You’ve been suffering from a nagging pain for some days, and the
stiffness just won’t go away. At your first visit, your doctor arranged
for you to visit your local hospital for x-rays and a simple blood
test. Now the results are back.
“You’ve got early-stage osteoarthritis,” says your doctor. “I’m
afraid it’s all part of growing older, just the wear and tear of life.”
He might suggest some exercise before reaching for his pad to write
out a prescription for an NSAID. It’s the only response that medicine
has to arthritis: a drug, and usually an NSAID (nonsteroidal
anti-inflammatory drug) to alleviate the pain.
The drugs that control the symptoms are known as “first-line drugs”
and include the NSAIDs, which can also reduce swelling in the joints,
and the simple painkillers known as analgesics.
The second-line drugs will try to modify the condition, and are
usually given for rheumatoid arthritis. They are known as DMARDs
(disease modifying anti-rheumatic drugs) or SAARDs (slow-acting,
anti-rheumatic drugs). Anti-malarials and gold injections are included
in this category.
Other drugs used include the immunosuppressants, sometimes
prescribed to treat lupus and rheumatoid arthritis, and steroids—which
regulate immune response and inflammation—are taken to counter
rheumatoid arthritis, lupus and polymyalgia rheumatica.
As a last resort, and in cases of severely damaged joints,
replacement surgery can be offered, and, unless you have private health
insurance, you are prepared to join the lengthening NHS queues.

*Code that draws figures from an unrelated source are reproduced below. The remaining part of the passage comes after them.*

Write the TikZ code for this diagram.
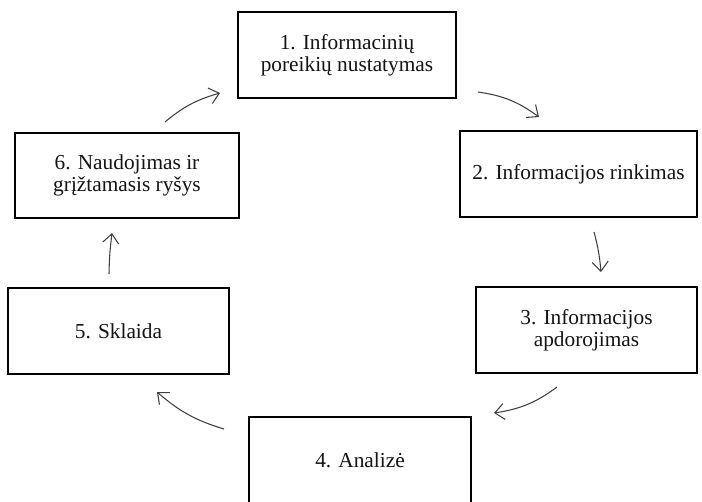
\documentclass[tikz,border=0pt]{standalone}
\usepackage{fontspec}
\setmainfont{Liberation Serif}
\usetikzlibrary{arrows.meta,bending}

\begin{document}
\begin{tikzpicture}[x=0.75pt,y=-0.75pt,
  stagebox/.style={draw=black, line width=1.5pt, fill=white, align=center,
    inner sep=0pt, minimum height=64.5pt,
    font=\fontsize{16}{16.5}\selectfont, text=black!92},
  flow/.style={draw=black!75, line width=0.8pt,
    -{Straight Barb[length=7pt,width=12pt,line width=0.8pt]}}]

  \clip (0,0) rectangle (702,501);
  \useasboundingbox (0,0) rectangle (702,501);

  % the six stages of the cycle
  \node[stagebox, minimum width=163.5pt] (s1) at (347,55)
    {1. Informacinių\\poreikių nustatymas};
  \node[stagebox, minimum width=177.75pt] (s2) at (578.5,174)
    {2. Informacijos rinkimas};
  \node[stagebox, minimum width=165.75pt] (s3) at (586.5,330)
    {3. Informacijos\\apdorojimas};
  \node[stagebox, minimum width=166.5pt] (s4) at (360,460)
    {4. Analizė};
  \node[stagebox, minimum width=165.75pt] (s5) at (118.5,331)
    {5. Sklaida};
  \node[stagebox, minimum width=168pt, minimum height=63.75pt] (s6) at (127,175.5)
    {6. Naudojimas ir\\grįžtamasis ryšys};

  % free-standing ends of the arrows between stages
  \coordinate (a1) at (478,92);  \coordinate (b1) at (539,117);
  \coordinate (a2) at (594,232); \coordinate (b2) at (601,272);
  \coordinate (a3) at (557,387); \coordinate (b3) at (494,413);
  \coordinate (a4) at (224,429); \coordinate (b4) at (157,392);
  \coordinate (a5) at (109,274); \coordinate (b5) at (112,233);
  \coordinate (a6) at (165,122); \coordinate (b6) at (220,93);

  \draw[flow] (a1) to[bend left=14] (b1);
  \draw[flow] (a2) to[bend left=5] (b2);
  \draw[flow] (a3) to[bend left=14] (b3);
  \draw[flow] (a4) to[bend left=12] (b4);
  \draw[flow] (a5) to[bend left=3] (b5);
  \draw[flow] (a6) to[bend left=12] (b6);
\end{tikzpicture}
\end{document}
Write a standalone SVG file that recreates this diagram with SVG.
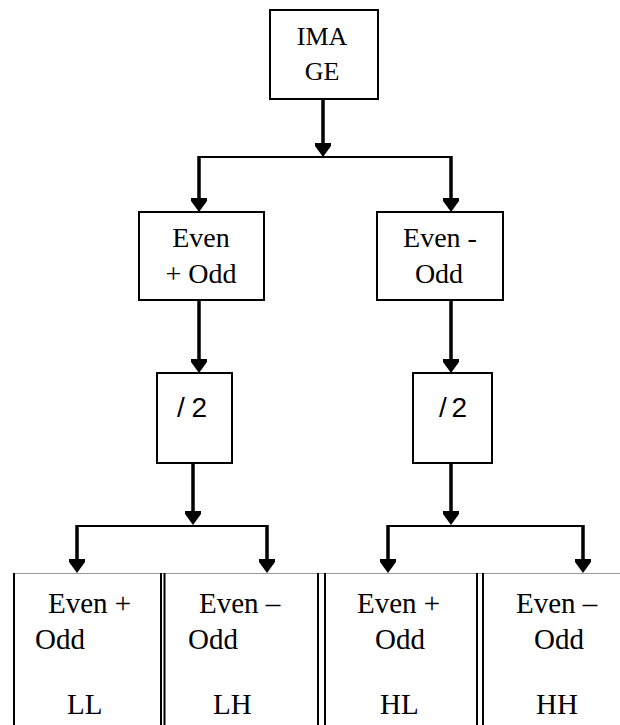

No form of treatment for rheumatoid arthritis has a particularly
good track record. One study tracked 112 rheumatoid arthritis (RA)
patients receiving “aggressive” drug treatment over 22 years. More than
half either died or became severely disabled. The authors concluded
that it was “fallacious” to believe that arthritic drugs of any sort
cause a remission in patients. With current treatment, they wrote, “the
prognosis of rheumatoid arthritis is not good”. Stated plainly, that
means that none of these drugs does much good in stopping the disease
from progressing.[1]
Professor P.A. Dieppe and other researchers from the University of
Bristol believe that the entire approach to osteoarthritis has been
“misdirected” by concentrating on the role of NSAIDs. These drugs
primarily reduce inflammation as well as pain, whereas osteoarthritis
causes only minor inflammation, which doesn’t really account for most
of the pain of the disease. Professor Dieppe and his associates say
that simple painkillers have many advantages over NSAIDs. Besides being
cheaper, they do not have the toxic effects of NSAIDs—particularly
gastrointestinal damage, which is highest in elderly women, the very
group in which osteoarthritis is most prevalent.